Reportagem publicada pelo portal de notícias The Free Press e assinada pelos jornalistas Maya Sulkin e Frannie Block mostra que o processo, movido por mais de 2 mil partes -- entre elas 1.200 distritos escolares --, compara o impacto das redes sociais ao da indústria do tabaco e aponta uma estratégia deliberada de exploração da atenção juvenil em busca de lucro.
Os documentos apresentados no processo, de acordo com a matéria, revelam que funcionários e executivos das empresas estavam cientes de que o uso excessivo dos aplicativos estava relacionado a problemas como depressão, ansiedade, distúrbios do sono e vício comportamental. Ainda assim, segundo os autos, as plataformas mantiveram funcionalidades comprovadamente prejudiciais e continuaram promovendo conteúdos sensíveis, como automutilação e distúrbios alimentares, mesmo após alertas internos.
Empresas sabiam dos riscos e ocultaram dados
Entre os principais alvos da ação está o TikTok, que teria ignorado alertas desde 2018 sobre os efeitos do uso excessivo em crianças. A própria equipe de Confiança e Segurança da empresa concluiu, em 2021, que o uso compulsivo do aplicativo agravava transtornos mentais preexistentes e expunha os jovens a conteúdos nocivos. Apesar disso, a plataforma seguiu expandindo recursos que aumentam o tempo de uso, como rolagem infinita e recomendações algorítmicas intensas.
O Snapchat também é citado por manter o recurso "streak" (sequência de mensagens diárias entre usuários), considerado internamente como "acidentalmente viciante", mesmo após recomendações para sua remoção. De acordo com o processo, o CEO Evan Spiegel chegou a dizer que seria "a coisa certa a fazer" desativar o recurso, mas a empresa optou por mantê-lo por ser um dos principais impulsionadores de engajamento.
No caso do YouTube, os documentos revelam que a empresa tinha conhecimento, desde 2018, de que cerca de 10% dos jovens entre 13 e 24 anos assistiam aos vídeos de forma habitual por mais de duas horas por dia, e que 30% dos jovens de 18 a 24 anos afirmavam que o uso da plataforma prejudicava seu sono. Mesmo com esses dados, a empresa manteve mecanismos como reprodução automática e rolagem infinita, que potencializam o tempo de permanência.
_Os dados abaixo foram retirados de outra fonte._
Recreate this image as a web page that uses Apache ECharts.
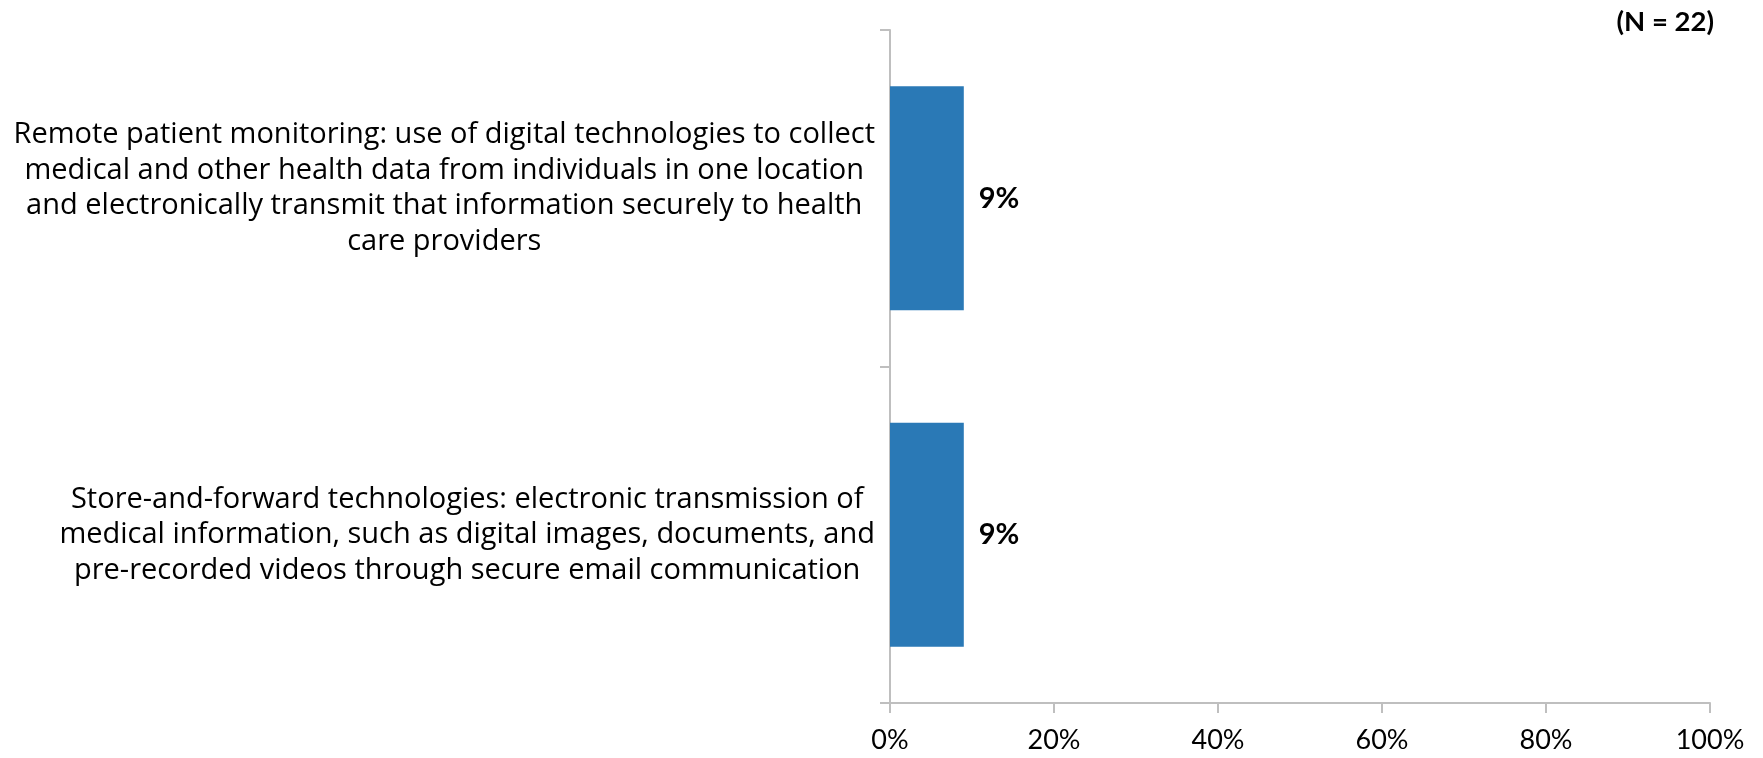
<!DOCTYPE html>
<html>
<head>
<meta charset="utf-8">
<script src="https://cdn.jsdelivr.net/npm/echarts@6/dist/echarts.min.js"></script>
<style>
  html, body { margin: 0; padding: 0; background: #ffffff; }
  #chart { width: 1763px; height: 758px; }
</style>
</head>
<body>
<div id="chart"></div>
<script>
// Telehealth modalities (share of respondents)
const categories = [
  'Remote patient monitoring: use of digital technologies to collect\nmedical and other health data from individuals in one location\nand electronically transmit that information securely to health\ncare providers',
  'Store-and-forward technologies: electronic transmission of\nmedical information, such as digital images, documents, and\npre-recorded videos through secure email communication'
];
const values = [9, 9];
const xTicks = { min: 0, max: 100, interval: 20 };
const sampleNote = '(N = 22)';

const FONT = 'Lato, "Open Sans", sans-serif';
const LABEL_FONT = '"Open Sans", Lato, sans-serif';
const AXIS_GREY = '#bfbfbf';

const chart = echarts.init(document.getElementById('chart'), null, { renderer: 'canvas' });

// Long (four-line) labels sit slightly above their band centre
const yData = categories.map(function (c) {
  return c.split('\n').length > 3
    ? { value: c, textStyle: { padding: [0, 0, 20, 0] } }
    : c;
});

chart.setOption({
  backgroundColor: '#ffffff',
  animation: false,
  title: {
    text: sampleNote,
    right: 44,
    top: 3,
    textStyle: { fontFamily: FONT, fontSize: 27.5, fontWeight: 'bold', color: '#000' }
  },
  grid: { left: 890, right: 53, top: 30, bottom: 55, containLabel: false },
  xAxis: {
    type: 'value',
    min: xTicks.min,
    max: xTicks.max,
    interval: xTicks.interval,
    axisLine: { show: true, lineStyle: { color: AXIS_GREY, width: 2 } },
    axisTick: { show: true, length: 10, lineStyle: { color: AXIS_GREY, width: 2 } },
    splitLine: { show: false },
    axisLabel: {
      formatter: '{value}%',
      margin: 24,
      fontFamily: FONT,
      fontSize: 27,
      color: '#000'
    }
  },
  yAxis: {
    type: 'category',
    inverse: true,
    data: yData,
    axisLine: { show: true, lineStyle: { color: AXIS_GREY, width: 2 } },
    axisTick: { show: true, length: 10, lineStyle: { color: AXIS_GREY, width: 2 } },
    axisLabel: {
      margin: 15,
      formatter: function (v) {
        return v.split('\n').map(function (l) { return '{c|' + l + '}'; }).join('\n');
      },
      rich: {
        c: { align: 'center', fontFamily: LABEL_FONT, fontSize: 29, lineHeight: 35.5, color: '#000' }
      }
    }
  },
  series: [{
    type: 'bar',
    data: values,
    barCategoryGap: '33.5%',
    itemStyle: { color: '#2a79b6' },
    label: {
      show: true,
      position: 'right',
      distance: 15,
      formatter: '{c}%',
      fontFamily: FONT,
      fontSize: 29,
      fontWeight: 'bold',
      color: '#000'
    }
  }]
});
</script>
</body>
</html>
Meta ignorou alertas sobre suicídio e vício
A Meta, dona do Facebook e Instagram, é acusada de não ter tomado medidas eficazes mesmo após descobrir que adolescentes utilizavam o recurso de transmissão ao vivo para exibir tentativas de suicídio. Um ex-executivo da empresa teria afirmado que, apesar dos riscos, a prioridade era lançar o produto e expandir a base de usuários. Somente em 2025 a Meta passou a exigir autorização parental para menores de 16 anos acessarem transmissões ao vivo.
Em um dos documentos, um pesquisador da Meta teria descrito o Instagram como uma "droga", e colegas teriam se comparado a “traficantes”. As mensagens, segundo a acusação, revelam um ambiente interno em que os riscos eram conhecidos, mas negligenciados em nome do crescimento e engajamento.
Defesa das plataformas e disputa judicial
As empresas negam categoricamente que tenham promovido intencionalmente conteúdos prejudiciais a crianças. Porta-vozes do TikTok, Meta, Snapchat e Google (dono do YouTube) alegam que os documentos foram distorcidos e apresentados fora de contexto pelos advogados dos demandantes. Argumentam ainda que têm investido em recursos de segurança, como controle parental, limites de tempo de uso e bloqueio de conteúdos sensíveis.
O TikTok afirma ter criado mais de 50 ferramentas de proteção e feito parcerias com entidades especializadas em segurança digital. O YouTube declarou que desativou a reprodução automática para menores e implantou lembretes para pausa. Já a Meta menciona que desenvolveu contas especiais para adolescentes com configurações padrão de privacidade e segurança.
Até agora, as gigantes da tecnologia têm se protegido legalmente sob a Seção 230 da Lei de Decência nas Comunicações de 1996, que isenta plataformas de responsabilidade pelo conteúdo publicado por terceiros. No entanto, decisões recentes da Suprema Corte dos EUA, como no caso Free Speech Coalition v. Paxton, indicam uma possível abertura para restrições mais rígidas, inclusive exigindo verificação de idade para acesso a conteúdos sensíveis.
O processo está em fase preliminar e pode ser arquivado, caso as empresas consigam convencer o tribunal de que não são responsáveis diretas pelos danos alegados. Uma audiência decisiva está marcada para o próximo mês. Caso avance, o julgamento poderá definir novos parâmetros para a regulação da internet e responsabilização das plataformas digitais por seu impacto na saúde mental de crianças e adolescentes.